Tesla, dunque, condividerà i suoi crediti di carbonio con Stellantis, Ford, Toyota, Mazda e Subaru, mentre Mercedes-Benz farà gruppo con Smart (che ha un surplus di permessi grazie alle sue city car elettriche), Polestar e Volvo: in gergo si parla di pooling agreements. La compravendita soddisfa sia le parti venditrici, che ci guadagneranno economicamente, sia gli acquirenti, che grazie ai crediti potranno abbassare la media delle loro emissioni ed evitare o ridurre le multe.
Questi accordi tra case automobilistiche sono simili a quelli che avvengono tra le aziende di altri settori (acciaio, ceramica, carta, aviazione e non solo) all’interno dell’Emissions trading system. Meglio noto con la sigla Ets, si tratta del sistema europeo per lo scambio delle quote di emissione: funziona come un “mercato della CO2” nel quale le imprese ricevono ogni anno un certo numero di permessi – numero che si riduce nel tempo – e possono decidere se spenderli per compensare le proprie emissioni oppure se venderli a chi li ha esauriti. Lo scopo dell’Ets è di rendere sconveniente l’uso dei combustibili fossili e favorire gli investimenti nelle tecnologie low-carbon.

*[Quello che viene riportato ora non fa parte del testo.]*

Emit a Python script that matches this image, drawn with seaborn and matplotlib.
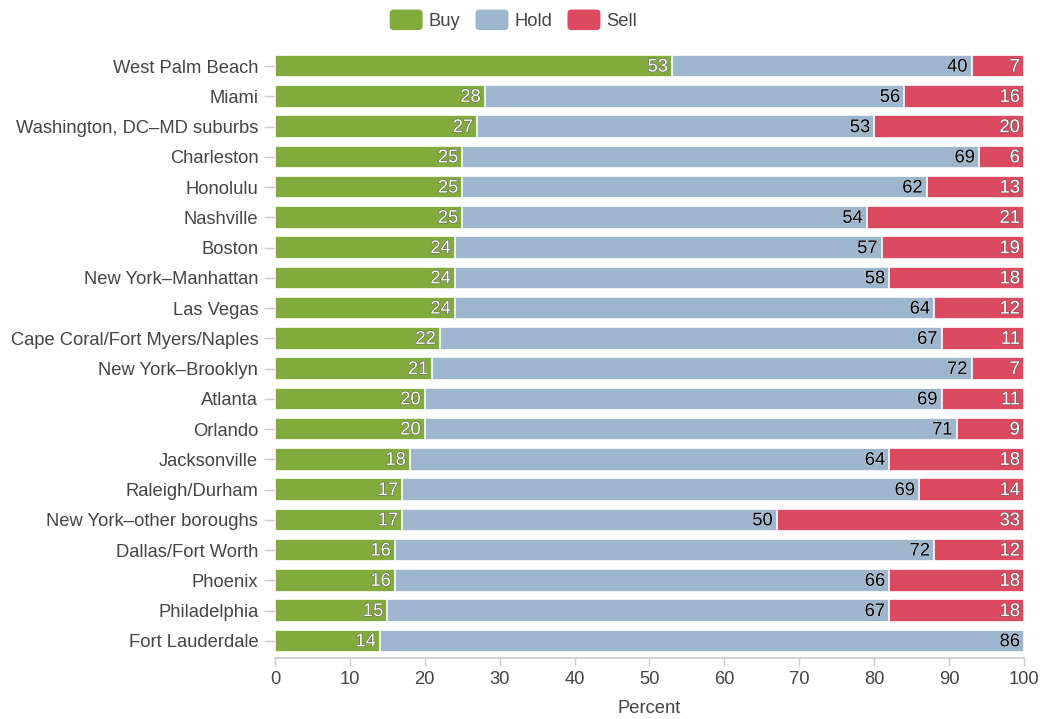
import matplotlib
matplotlib.use("Agg")
import matplotlib.pyplot as plt
import matplotlib.patheffects as pe
from matplotlib.patches import FancyBboxPatch
from matplotlib.legend_handler import HandlerPatch
import seaborn as sns
import pandas as pd
import numpy as np

cities = ["West Palm Beach", "Miami", "Washington, DC\u2013MD suburbs", "Charleston", "Honolulu",
          "Nashville", "Boston", "New York\u2013Manhattan", "Las Vegas", "Cape Coral/Fort Myers/Naples",
          "New York\u2013Brooklyn", "Atlanta", "Orlando", "Jacksonville", "Raleigh/Durham",
          "New York\u2013other boroughs", "Dallas/Fort Worth", "Phoenix", "Philadelphia", "Fort Lauderdale"]
buy = [53, 28, 27, 25, 25, 25, 24, 24, 24, 22, 21, 20, 20, 18, 17, 17, 16, 16, 15, 14]
hold = [40, 56, 53, 69, 62, 54, 57, 58, 64, 67, 72, 69, 71, 64, 69, 50, 72, 66, 67, 86]
sell = [7, 16, 20, 6, 13, 21, 19, 18, 12, 11, 7, 11, 9, 18, 14, 33, 12, 18, 18, 0]
series = ["Buy", "Hold", "Sell"]
colors = {"Buy": "#82aa3d", "Hold": "#9db6ce", "Sell": "#dc4a62"}

sns.set_theme(style="white")
plt.rcParams["font.family"] = ["Liberation Sans", "DejaVu Sans"]

df = pd.DataFrame({"city": cities, "Buy": buy, "Hold": hold, "Sell": sell})
df["cum_buy"] = df["Buy"]
df["cum_hold"] = df["Buy"] + df["Hold"]
df["cum_sell"] = df["Buy"] + df["Hold"] + df["Sell"]

fig = plt.figure(figsize=(10.4, 7.19), dpi=100)
ax = fig.add_axes([0.2644, 0.0876, 0.7202, 0.8414])

for col, name in [("cum_sell", "Sell"), ("cum_hold", "Hold"), ("cum_buy", "Buy")]:
    sns.barplot(data=df, y="city", x=col, color=colors[name], saturation=1, width=0.74,
                edgecolor="white", linewidth=1.2, ax=ax, orient="h")

txtcol = "#444444"
fs = 13.2
for i in range(len(cities)):
    segs = [("Buy", df["cum_buy"][i], buy[i]), ("Hold", df["cum_hold"][i], hold[i]),
            ("Sell", df["cum_sell"][i], sell[i])]
    for name, end, val in segs:
        if val <= 0:
            continue
        if name == "Hold":
            fc, ec = "black", "#d6e0ea"
        else:
            fc, ec = "white", "#555555"
        ax.text(end - 0.55, i + 0.03, f"{val}", ha="right", va="center", fontsize=fs,
                color=fc, path_effects=[pe.withStroke(linewidth=0.7, foreground=ec)], zorder=5)

ax.set_xlim(0, 100)
ax.set_ylim(19.5, -0.5)
ax.set_xticks(range(0, 101, 10))
ax.set_ylabel("")
ax.set_xlabel("Percent", fontsize=fs, color=txtcol, labelpad=9)
ax.tick_params(axis="x", colors="#cccccc", labelcolor=txtcol, labelsize=fs, length=6, width=1, direction="out", bottom=True)
ax.tick_params(axis="y", colors="#cccccc", labelcolor=txtcol, labelsize=fs, length=8, width=1, left=True, pad=4)
for s in ["top", "right", "left"]:
    ax.spines[s].set_visible(False)
ax.spines["bottom"].set_color("#cccccc")
ax.spines["bottom"].set_position(("data", 19.55))


class RoundHandler(HandlerPatch):
    def create_artists(self, legend, orig_handle, xdescent, ydescent, width, height, fontsize, trans):
        p = FancyBboxPatch((-xdescent + 1, -ydescent - 1.5), width - 2, height + 3,
                           boxstyle="round,pad=0,rounding_size=3",
                           facecolor=orig_handle.get_facecolor(), edgecolor="none", transform=trans)
        return [p]


handles = [plt.Rectangle((0, 0), 1, 1, facecolor=colors[s]) for s in series]
fig.legend(handles, series, loc="center", bbox_to_anchor=(0.493, 0.971), ncol=3, frameon=False,
           fontsize=fs, handlelength=1.95, handleheight=1.0, handletextpad=0.25, columnspacing=0.75,
           labelcolor=txtcol, handler_map={plt.Rectangle: RoundHandler()})

fig.savefig("out.png", dpi=100)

Quest’anno, peraltro, entra in vigore – ma la piena applicazione ci sarà nel 2027 – un nuovo e separato sistema, l’Ets2, dedicato ai combustibili per il riscaldamento degli edifici e per l’alimentazione dei trasporti su strada. Nel 2022 l’Acea accolse con favore la misura: l’allora direttore generale dichiarò che l’Ets2 non era «una soluzione magica», ma la transizione energetica dell’automotive non si sarebbe potuta realizzare in sua assenza. «Vedremo i veicoli ad alimentazione alternativa circolare nelle strade in gran numero», disse, «solo se il contenuto di carbonio di tutti i vettori energetici e le emissioni di CO2 avranno un prezzo adeguato».